Итак, одним из очередных и для эпохи и для Толстого оказался вопрос о роли искусства и художника. Тем самым Толстому предстояло вступить в область традиционных споров и представлений об «артисте» и «толпе», о «мечте» и «действительности», о пользе искусства и пр. Как и в других темах (Кавказ, любовь), он неизбежно должен был встретиться с накопленным романтизмом грузом традиций. В данном случае дело осложнялось тем, что вопрос об искусстве приобрел общественно-политическую остроту: Толстой оказался под перекрестным огнем различных взглядов (Чернышевский, Дружинин, Боткин, Анненков, Тургенев), непосредственно связанных с вопросами жизни и поведения. Вопрос об искусстве и художнике определился как вопрос об отношении к действительности вообще — как вопрос морали и деятельности. Статья Боткина о Фете достаточно показательна в этом отношении. Решить вопрос об искусстве значило решить проблему отношения человека к миру, к истории, к современности. Две записи в дневнике 1856 г. свидетельствуют о том, что этот вопрос серьезно волнует Толстого и что он колеблется в решении; одна — от 14 октября: «Никакая художническая струя не увольняет от участья в общественной жизни» (47, 95) — против Тургенева; другая (уже приведенная выше) — от 23 ноября, говорящая о том, что Толстой начал думать об искусстве «ужасно высоко и чисто» и хочет «поскорее отделаться с журналами» (47, 101).
Характерно, что именно к этому времени относится его увлечение музыкой, носившее программный, теоретический характер. Недаром главными героями романтических повестей об искусстве были музыканты: проблема искусства и художника всегда приводила к проблеме музыки — именно как «ужасно высокого и чистого» искусства. Толстой вступает в петербургский музыкальный круг: посещает музыкальные вечера у А. Д. Столыпина, собирает музыкантов у себя, ездит на концерты, бывает у Ф. М. Толстого (музыкального критика и композитора), знакомится с А. Д. Улыбышевым — автором книг о Моцарте и Бетховене (1856 г.). В. Боткин сообщает Тургеневу 3 января 1857 г.: «Мы таки здесь занимаемся и музыкой: у Арк.

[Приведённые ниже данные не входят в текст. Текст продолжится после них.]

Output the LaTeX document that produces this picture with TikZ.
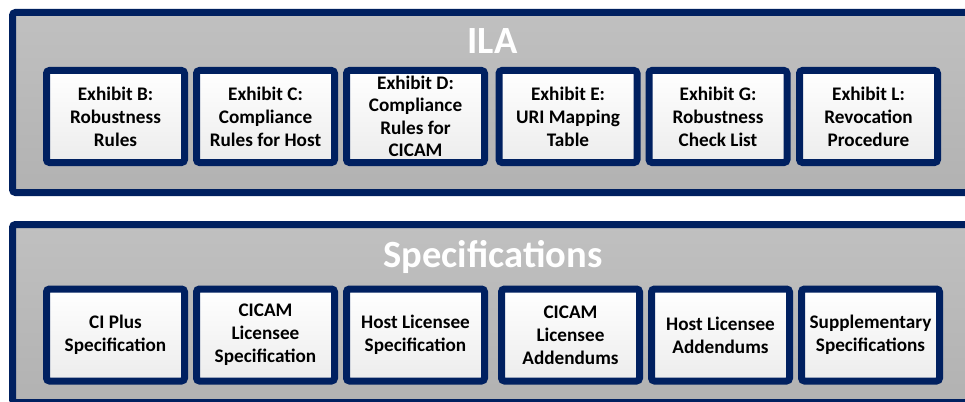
\documentclass[tikz,border=0pt]{standalone}
\usepackage{fontspec}
\setmainfont{Carlito}
\usetikzlibrary{shadows}
\definecolor{navy}{RGB}{0,32,96}
\definecolor{frametop}{RGB}{192,192,192}
\definecolor{framebot}{RGB}{178,178,178}
\definecolor{boxbot}{RGB}{236,236,236}
\begin{document}
\begin{tikzpicture}[x=1pt,y=-1pt,
  frame/.style={draw=navy, line width=7pt, rounded corners=3pt, top color=frametop, bottom color=framebot,
    drop shadow={opacity=0.15, shadow xshift=1.5pt, shadow yshift=-2pt}},
  itembox/.style={draw=navy, line width=7pt, rounded corners=3pt, top color=white, bottom color=boxbot,
    minimum width=138pt, minimum height=92pt, inner sep=0pt, align=center,
    font=\bfseries\fontsize{19.2}{23}\selectfont,
    drop shadow={opacity=0.18, shadow xshift=1.5pt, shadow yshift=-2pt}},
  title/.style={anchor=base, text=white, font=\bfseries\fontsize{38.5}{46}\selectfont}]
\useasboundingbox (0,0) rectangle (965,401);
\fill[white] (0,0) rectangle (965,401);
% frames
\draw[frame] (12.5,12.5) rectangle (980,192.5);
\draw[frame] (12.5,224.5) rectangle (980,402.5);
\node[title] (ila) at (492.5,54) {ILA};
\node[title] (spec) at (493,267) {Specifications};
% ILA exhibits
\node[itembox] (b) at (115.5,116.5) {Exhibit B:\\Robustness\\Rules};
\node[itembox] (c) at (265.5,116.5) {Exhibit C:\\Compliance\\Rules for Host};
\node[itembox, font=\bfseries\fontsize{19.2}{22.5}\selectfont] (d) at (415.5,116.5) {Exhibit D:\\Compliance\\Rules for\\CICAM};
\node[itembox] (e) at (568,116.5) {Exhibit E:\\URI Mapping\\Table};
\node[itembox] (g) at (718,116.5) {Exhibit G:\\Robustness\\Check List};
\node[itembox] (l) at (868.5,116.5) {Exhibit L:\\Revocation\\Procedure};
% Specifications
\node[itembox] (s1) at (115.5,335) {CI Plus\\Specification};
\node[itembox] (s2) at (265.5,335) {CICAM\\Licensee\\Specification};
\node[itembox] (s3) at (415.5,335) {Host Licensee\\Specification};
\node[itembox] (s4) at (570.5,335) {CICAM\\Licensee\\Addendums};
\node[itembox] (s5) at (720.5,335) {Host Licensee\\Addendums};
\node[itembox] (s6) at (870.5,335) {Supplementary\\Specifications};
\end{tikzpicture}
\end{document}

Столыпина устроились музыкальные вечера, где играют трио Бетховена и очень хорошо... Толстой просто упивается им»170. Один из таких «музыкальных» дней был 5 января 1857 г.: «Пошел к Ф. Толстому, познакомился с Улыбышевым, сдуру отказался от знакомства с Бозио. Обедал у Толстого. Мне легко с ними. Дома пропасть народа, Писемского «Барыня» не произвела эффекта, и музыка мне не слишком». В этот день произошла встреча со скрипачом Г. Кизеветтером: «Грустное впечатление. Скрыпач». 7 января: «У Столыпина, не расположен был слушать музыку, нервы тупы. — История Кизеветтера подмывает меня». 8 января Толстой забрал Кизеветтера к себе и привез от музыканта К. Ф. Альбрехта скрипку: «Пришел Кизеветтер. Он умен, гениален и здрав. Он гениальный юродивый. Играл прелестно» (47, 109, 110).

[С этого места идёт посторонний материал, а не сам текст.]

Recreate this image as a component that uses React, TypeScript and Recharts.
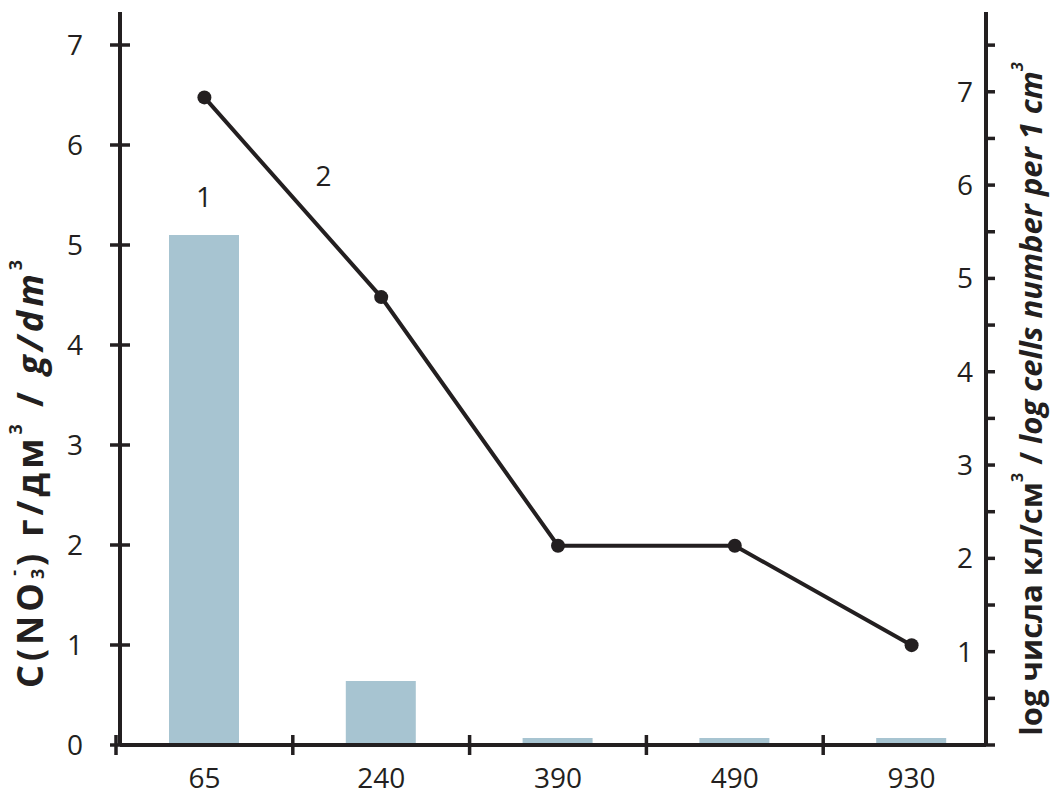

Толстой — в вихре разнообразных впечатлений, мыслей, встреч и проектов. Чтение Белинского, музыкальные вечера с А. Д. Столыпиным и Боткиным, письма Тургенева и к нему, встречи с Чернышевским; среди всего этого — опустившийся «пропащий» музыкант Кизеветтер. Толстой, захваченный массой людей и впечатлений, хочет бежать. Из письма Тургенева к нему от 3 января видно, что у него был проект опять ехать на Кавказ («Что у Вас за мысль ехать на Кавказ?»